How a Commuter Thermos May Have Caused a Deadly Accident, Speeding the Vehicle Up and Preventing Braking  

A few years ago, when I was still in NYC, there was a high-speed bus crash that was all over the local news. A charter bus blew through a red light at an absurd 60 miles per hour in a 30 MPH zone. This is the footage:

Three people died, including the driver of the charter bus, one Raymond Mong. Mong was a former MTA bus driver who, it was then reported, was fired by the MTA a couple of years earlier, when it emerged that he had a DUI on his record. So I assumed he was drunk during this crash–why else would you accelerate a bus up to 60 miles per hour and blow the light like that?
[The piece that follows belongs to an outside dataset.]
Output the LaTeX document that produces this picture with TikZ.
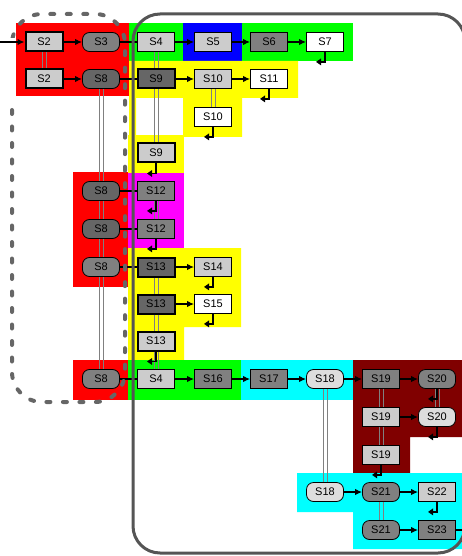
\documentclass[tikz,border=0pt]{standalone}
\usepackage{fontspec}
\setmainfont{Liberation Sans}
\usetikzlibrary{arrows.meta}
\definecolor{lg}{HTML}{CCCCCC}
\definecolor{mg}{HTML}{808080}
\definecolor{dg}{HTML}{666666}
\definecolor{vlg}{HTML}{DDDDDD}
\definecolor{maroon}{HTML}{800000}
\definecolor{bord}{HTML}{555555}
\definecolor{dashc}{HTML}{666666}
\definecolor{pure green}{HTML}{00FF00}
\definecolor{pure red}{HTML}{FF0000}
\definecolor{pure blue}{HTML}{0000FF}
\definecolor{pure yellow}{HTML}{FFFF00}
\definecolor{pure magenta}{HTML}{FF00FF}
\definecolor{pure cyan}{HTML}{00FFFF}
\newcommand\dlink[2]{%
  \draw[dl] ([xshift=-2pt]#1.south) -- ([xshift=-2pt]#2.north);
  \draw[dl] ([xshift=2pt]#1.south) -- ([xshift=2pt]#2.north);}
\newcommand\hookarr[1]{\draw[hk] (#1.south) -- ++(0,10) -- ++(-9,0);}
\begin{document}
\begin{tikzpicture}[x=1pt,y=-1pt,
  nd/.style={draw, line width=0.8pt, minimum width=37pt, minimum height=19pt,
    inner sep=0pt, font=\fontsize{11}{12}\selectfont},
  bx/.style={nd, rectangle},
  pl/.style={nd, rounded corners=7pt},
  tk/.style={line width=2pt},
  arr/.style={line width=1.4pt, -{Latex[length=7pt,width=6.5pt]}},
  ln/.style={line width=1.4pt},
  dl/.style={draw=mg, line width=0.9pt},
  hk/.style={line width=1.7pt, -{Triangle[length=5pt,width=6.5pt]}},
  dbox/.style={draw=dashc, line width=4pt, dash pattern=on 4pt off 12.5pt,
    line cap=round, rounded corners=30pt},
  obox/.style={draw=bord, line width=3pt, rounded corners=27pt}
]
\useasboundingbox (0,0) rectangle (462,556);
% colored regions
\fill[pure red] (16,23) rectangle (129,96);
\fill[pure green] (129,23) rectangle (183,61);
\fill[pure blue] (183,23) rectangle (242,61);
\fill[pure green] (242,23) rectangle (353,61);
\fill[pure yellow] (129,61) -- (298,61) -- (298,98) -- (242,98) -- (242,137)
  -- (183,137) -- (183,98) -- (136,98) -- (136,135) -- (129,135) -- cycle;
\fill[pure yellow] (128,135) rectangle (184,173);
\fill[pure magenta] (128,173) rectangle (184,248);
\fill[pure red] (73,172) rectangle (128,287);
\fill[pure yellow] (128,248) -- (241,248) -- (241,327) -- (184,327) -- (184,360)
  -- (128,360) -- cycle;
\fill[pure red] (73,360) rectangle (128,400);
\fill[pure green] (128,360) rectangle (241,400);
\fill[pure cyan] (241,360) rectangle (353,400);
\fill[maroon] (353,360) -- (462,360) -- (462,437) -- (410,437) -- (410,473)
  -- (353,473) -- cycle;
\fill[pure cyan] (297,473) -- (462,473) -- (462,549) -- (353,549) -- (353,512)
  -- (297,512) -- cycle;
% nodes
\node[bx,tk,fill=lg] (s2a) at (44,42) {S2};
\node[pl,fill=mg] (s3a) at (101,42) {S3};
\node[bx,fill=lg] (s4a) at (156,42) {S4};
\node[bx,fill=lg] (s5) at (213,42) {S5};
\node[bx,fill=mg] (s6) at (269,42) {S6};
\node[bx,fill=white] (s7) at (325,42) {S7};
\node[bx,tk,fill=lg] (s2b) at (44,79) {S2};
\node[pl,fill=dg] (s8a) at (101,79) {S8};
\node[bx,tk,fill=dg] (s9a) at (156,79) {S9};
\node[bx,fill=lg] (s10a) at (213,79) {S10};
\node[bx,fill=white] (s11) at (269,79) {S11};
\node[bx,fill=white] (s10b) at (213,117) {S10};
\node[bx,tk,fill=lg] (s9b) at (156,153) {S9};
\node[pl,fill=dg] (s8b) at (101,191) {S8};
\node[bx,fill=mg] (s12a) at (156,191) {S12};
\node[pl,fill=dg] (s8c) at (101,229) {S8};
\node[bx,fill=mg] (s12b) at (156,229) {S12};
\node[pl,fill=mg] (s8d) at (101,267) {S8};
\node[bx,tk,fill=dg] (s13a) at (156,267) {S13};
\node[bx,fill=lg] (s14) at (213,267) {S14};
\node[bx,tk,fill=dg] (s13b) at (156,304) {S13};
\node[bx,fill=white] (s15) at (213,304) {S15};
\node[bx,tk,fill=lg] (s13c) at (156,341) {S13};
\node[pl,fill=mg] (s8e) at (101,379) {S8};
\node[bx,fill=lg] (s4b) at (156,379) {S4};
\node[bx,fill=mg] (s16) at (213,379) {S16};
\node[bx,fill=mg] (s17) at (269,379) {S17};
\node[pl,fill=vlg] (s18a) at (325,379) {S18};
\node[bx,fill=mg] (s19a) at (381,379) {S19};
\node[pl,fill=mg] (s20a) at (437,379) {S20};
\node[bx,fill=lg] (s19b) at (381,417) {S19};
\node[pl,fill=vlg] (s20b) at (437,417) {S20};
\node[bx,fill=lg] (s19c) at (381,455) {S19};
\node[pl,fill=vlg] (s18b) at (325,492) {S18};
\node[pl,fill=mg] (s21a) at (381,492) {S21};
\node[bx,fill=lg] (s22) at (437,492) {S22};
\node[pl,fill=mg] (s21b) at (381,530) {S21};
\node[bx,fill=mg] (s23) at (437,530) {S23};
\coordinate (in) at (0,42);
\coordinate (out) at (462,530);
% double links
\dlink{s2a}{s2b}
\dlink{s4a}{s9a}
\dlink{s9a}{s9b}
\dlink{s10a}{s10b}
\dlink{s8a}{s8b}
\dlink{s8b}{s8c}
\dlink{s8c}{s8d}
\dlink{s8d}{s8e}
\dlink{s12a}{s12b}
\dlink{s13a}{s13b}
\dlink{s13b}{s13c}
\dlink{s13c}{s4b}
\dlink{s18a}{s18b}
\dlink{s19a}{s19b}
\dlink{s19b}{s19c}
\dlink{s21a}{s21b}
\dlink{s20a}{s20b}
% horizontal connectors
\draw[arr] (in) -- (s2a);
\draw[arr] (s2a) -- (s3a);
\draw[ln] (s3a) -- (s4a);
\draw[arr] (s4a) -- (s5);
\draw[arr] (s5) -- (s6);
\draw[arr] (s6) -- (s7);
\draw[arr] (s2b) -- (s8a);
\draw[ln] (s8a) -- (s9a);
\draw[arr] (s9a) -- (s10a);
\draw[arr] (s10a) -- (s11);
\draw[ln] (s8b) -- (s12a);
\draw[ln] (s8c) -- (s12b);
\draw[ln] (s8d) -- (s13a);
\draw[arr] (s13a) -- (s14);
\draw[arr] (s13b) -- (s15);
\draw[ln] (s8e) -- (s4b);
\draw[arr] (s4b) -- (s16);
\draw[arr] (s16) -- (s17);
\draw[arr] (s17) -- (s18a);
\draw[arr] (s18a) -- (s19a);
\draw[arr] (s19a) -- (s20a);
\draw[arr] (s19b) -- (s20b);
\draw[arr] (s18b) -- (s21a);
\draw[arr] (s21a) -- (s22);
\draw[arr] (s21b) -- (s23);
\draw[ln] (s23) -- (out);
% hooks
\hookarr{s7}
\hookarr{s11}
\hookarr{s10b}
\hookarr{s9b}
\hookarr{s12a}
\hookarr{s12b}
\hookarr{s14}
\hookarr{s15}
\hookarr{s13c}
\hookarr{s20a}
\hookarr{s20b}
\hookarr{s19c}
\hookarr{s22}
% dashed group and outer frame
\begin{scope}
\clip (0,0) -- (462,0) -- (462,556) -- (0,556) -- (0,102) -- (16,102)
  -- (16,38) -- (0,38) -- cycle;
\draw[dbox] (12,14) rectangle (125,402);
\end{scope}
\draw[obox] (133,14) rectangle (465,553);
\end{tikzpicture}
\end{document}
Now, however, the NTSB (National Transportation Safety Board) has concluded an investigation of the crash, examining data that has given them both the bus’ speed prior to the crash and an audio recording from inside the cabin, and they have an alternate theory as to what happened. “Investigators found a Thermos near the charter bus’s pedals at the scene,” the Daily News reports, “and Mong’s wife said her husband had brought a Thermos to work that day.”

Here’s why that’s significant:

The charter bus — operated by Dahlia Group Inc. — was traveling 30 mph on Northern Blvd. when according to an audio recording, a “metal rattling noise” was heard on the bus, said the National Transportation Safety Board report.

After the rattling began, the bus picked up speed.

The bus driver, Raymond Mong, 49, uttered a “one-word remark” two times and swerved to avoid stopped cars before the bus entered the intersection, the report said.

“The Thermos could potentially explain the metal rattling heard on the audio recording,” the NTSB report said.

Investigators re-enacting the crash discovered that a thermos of that size, if dropped around the pedals, could have wedged the gas pedal downwards, while making it impossible to apply the brakes:

It’s not clear how they obtained the following data, but the NTSB report states that Mong was “awake and alert at the time of the crash” and alcohol is not mentioned. So their thermos theory seems pretty plausible.

I have a metal water bottle that I always drive with. Because of my driving position it’s likely it would fall into my lap if I dropped it, but it’s not difficult to imagine it winding up in the footwell, where I can easily see it getting wedged behind the brake pedal. I’m going to be a hell of a lot more careful with that bottle.